O fato de não julgar não quer dizer que eu chame o mal de bem. O mal é mal, mas eu não julgo aquela pessoa. Eu rezo por ela. Eu estou disponível para conversar com ela se necessário, acolhê-la, escutá-la. Então, eu não me sinto melhor do que ela porque talvez se eu tivesse a história de vida dela, se eu tivesse a mesma família ou tivesse nascido no mesmo país, eu fizesse muito pior do que aquela pessoa. Então, eu vou acolhendo as contradições dos outros para aprender a lidar com as contradições dos outros, e a levar a presença do amor de Deus aonde ainda Jesus é perseguido no meio de nós.

Plante amor e você colherá amor

São João da Cruz também vai dizer que aonde não há amor, plante amor e você colherá amor.

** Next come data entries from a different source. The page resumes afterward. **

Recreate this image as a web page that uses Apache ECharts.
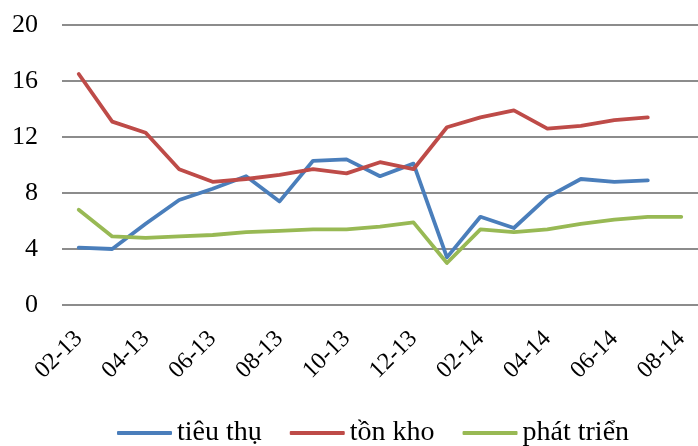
<!DOCTYPE html>
<html>
<head>
<meta charset="utf-8">
<script src="https://cdn.jsdelivr.net/npm/echarts@6/dist/echarts.min.js"></script>
<style>
  html, body { margin: 0; padding: 0; background: #fff; }
  #chart { width: 698px; height: 446px; }
</style>
</head>
<body>
<div id="chart"></div>
<script>
// thang 02-13 .. 08-14
const months = ['02-13', '03-13', '04-13', '05-13', '06-13', '07-13', '08-13', '09-13', '10-13',
  '11-13', '12-13', '01-14', '02-14', '03-14', '04-14', '05-14', '06-14', '07-14', '08-14']
const tieuThu = [4.1, 4.0, 5.8, 7.5, 8.3, 9.2, 7.4, 10.3, 10.4, 9.2, 10.1, 3.4, 6.3, 5.5, 7.7, 9.0, 8.8, 8.9, null]
const tonKho = [16.5, 13.1, 12.3, 9.7, 8.8, 9.0, 9.3, 9.7, 9.4, 10.2, 9.7, 12.7, 13.4, 13.9, 12.6, 12.8, 13.2, 13.4, null]
const phatTrien = [6.8, 4.9, 4.8, 4.9, 5.0, 5.2, 5.3, 5.4, 5.4, 5.6, 5.9, 3.0, 5.4, 5.2, 5.4, 5.8, 6.1, 6.3, 6.3]
const seriesNames = ['tiêu thụ', 'tồn kho', 'phát triển']
const colors = ['#4A7EBB', '#BE4B48', '#98B954']

const font = 'Liberation Serif, Times New Roman, serif'

const chart = echarts.init(document.getElementById('chart'))

function lineSeries(name, data, color) {
  return {
    name: name,
    type: 'line',
    data: data,
    symbol: 'none',
    smooth: false,
    animation: false,
    lineStyle: { color: color, width: 3.8, cap: 'round', join: 'round' },
    itemStyle: { color: color }
  }
}

chart.setOption({
  backgroundColor: '#fff',
  grid: { left: 62, right: -10, top: 25, bottom: 141 },
  legend: {
    top: 414,
    left: 112,
    itemWidth: 55,
    itemHeight: 4,
    itemGap: 28,
    icon: 'roundRect',
    textStyle: { fontFamily: font, fontSize: 28, color: '#000' },
    data: seriesNames
  },
  xAxis: {
    type: 'category',
    data: months,
    boundaryGap: true,
    axisLine: { show: false },
    axisTick: { show: false },
    axisLabel: {
      interval: 1,
      rotate: 45,
      margin: 30,
      fontFamily: font,
      fontSize: 24,
      color: '#000'
    }
  },
  yAxis: {
    type: 'value',
    min: 0,
    max: 20,
    interval: 4,
    axisLine: { show: false },
    axisTick: { show: false },
    axisLabel: { margin: 24, fontFamily: font, fontSize: 26, color: '#000' },
    splitLine: { lineStyle: { color: '#8C8C8C', width: 2 } }
  },
  series: [
    lineSeries(seriesNames[0], tieuThu, colors[0]),
    lineSeries(seriesNames[1], tonKho, colors[1]),
    lineSeries(seriesNames[2], phatTrien, colors[2])
  ]
})
</script>
</body>
</html>
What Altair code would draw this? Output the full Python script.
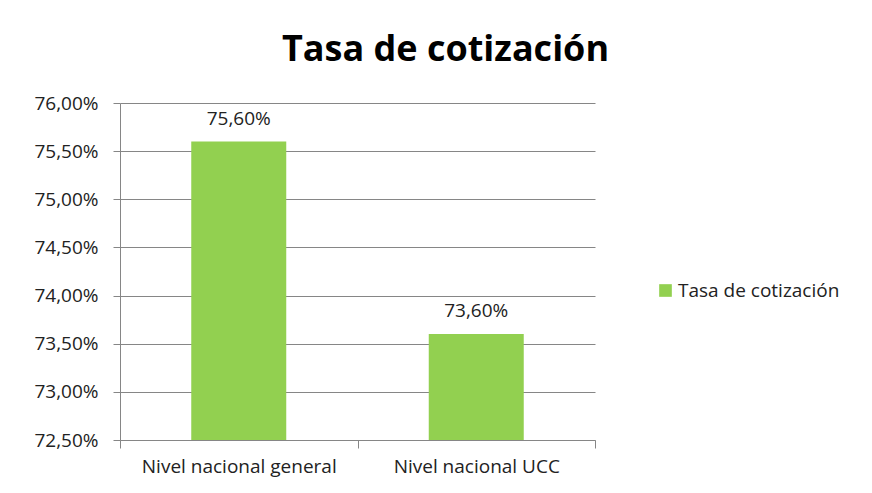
import altair as alt
import pandas as pd

categories = ["Nivel nacional general", "Nivel nacional UCC"]
values = [0.756, 0.736]
labels = ["75,60%", "73,60%"]
series = "Tasa de cotización"

df = pd.DataFrame({"cat": categories, "val": values, "lab": labels, "serie": [series] * 2})

FONT = "Open Sans"
GRID = "#868686"
FS = 19

x = alt.X("cat:N", sort=categories, title=None,
          scale=alt.Scale(paddingInner=0, paddingOuter=0),
          axis=alt.Axis(labelAngle=0, tickBand="extent", tickSize=8, tickColor=GRID,
                        domainColor=GRID, labelPadding=9, labelFontSize=FS, labelLimit=0,
                        labelColor="#222", labelFont=FONT, grid=False))

bars = alt.Chart(df).mark_bar(width=alt.RelativeBandSize(0.4), color="#92D050", clip=True).encode(
    x=x,
    y=alt.Y("val:Q", title=None,
            scale=alt.Scale(domain=[0.725, 0.76], nice=False, zero=False),
            axis=alt.Axis(values=[0.725, 0.73, 0.735, 0.74, 0.745, 0.75, 0.755, 0.76],
                          format=".2%", labelExpr="replace(datum.label, '.', ',')",
                          tickSize=7, tickColor=GRID, domainColor=GRID, gridColor=GRID,
                          labelPadding=15, labelFontSize=FS, labelColor="#222",
                          labelFont=FONT)),
    fill=alt.Fill("serie:N", scale=alt.Scale(range=["#92D050"]),
                  legend=alt.Legend(title=None, orient="none", legendX=536, legendY=178,
                                    symbolType="square", symbolSize=160, symbolStrokeWidth=0,
                                    labelFontSize=FS, labelFont=FONT, labelColor="#222",
                                    labelLimit=0, labelOffset=3)),
)

text = alt.Chart(df).mark_text(dy=-23, fontSize=FS, font=FONT, color="#222").encode(
    x=alt.X("cat:N", sort=categories),
    y="val:Q",
    text="lab:N",
)

chart = (bars + text).properties(
    width=475, height=337,
    title=alt.TitleParams("Tasa de cotización", fontSize=36, font=FONT, fontWeight="bold",
                          color="#000", anchor="middle", dx=88, offset=25),
    autosize=alt.AutoSizeParams(type="none"),
    padding={"left": 112, "top": 95, "right": 269, "bottom": 45},
).configure_view(stroke=None)

chart.save("out.html", embed_options={"renderer": "svg", "actions": False})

Mas é preciso, como toda plantação, ter paciência. Não é desenho animado, onde você joga uma somente e ela já cresce de uma vez, mas é preciso ter a paciência do agricultor. A paciência de Deus é a paciência de quem ama. A caridade é paciente, já dizia São Paulo.

Que Nosso Senhor nos ajude a acolher essas contradições para aprender a lidar com elas, tanto em nós como nos outros, e assim não mais calarmos a boca de Deus, ou termos a impressão de que calamos, porque não calamos, mas não tentarmos mais matar Jesus no nosso coração. Tantas vezes já o fizemos sem nos dar conta.

São Paulo dizia: “Não contristeis o Espírito Santo”[3], isso quer dizer que nós podemos deixar Deus triste quando não O deixamos ser Deus na nossa vida. Nós já deixamos muito tempo nós, sermos nós, no sentido de nossos pecados, do nosso homem velho, da mulher velha que existe em você. Agora está na hora de deixar Deus ser Deus na minha vida e na sua vida.

Vamos terminar rezando, como sempre? Senhor, nós Te suplicamos: vem em nós, mesmo que muitas vezes Tu tenhas vindo como que as escondidas, como nesse Evangelho, mas fala-nos, fala-nos hoje, pois não queremos mais resistir a Tua palavra, não queremos mais Te condenar à morte, como fizemos tantas vezes, mas dai-nos a graça de Te conhecer não da boca para fora, mas com o coração que deseja se apaixonar cada vez mais por Ti.

Louvado seja Nosso Senhor Jesus Cristo, para sempre seja louvado! Shalom!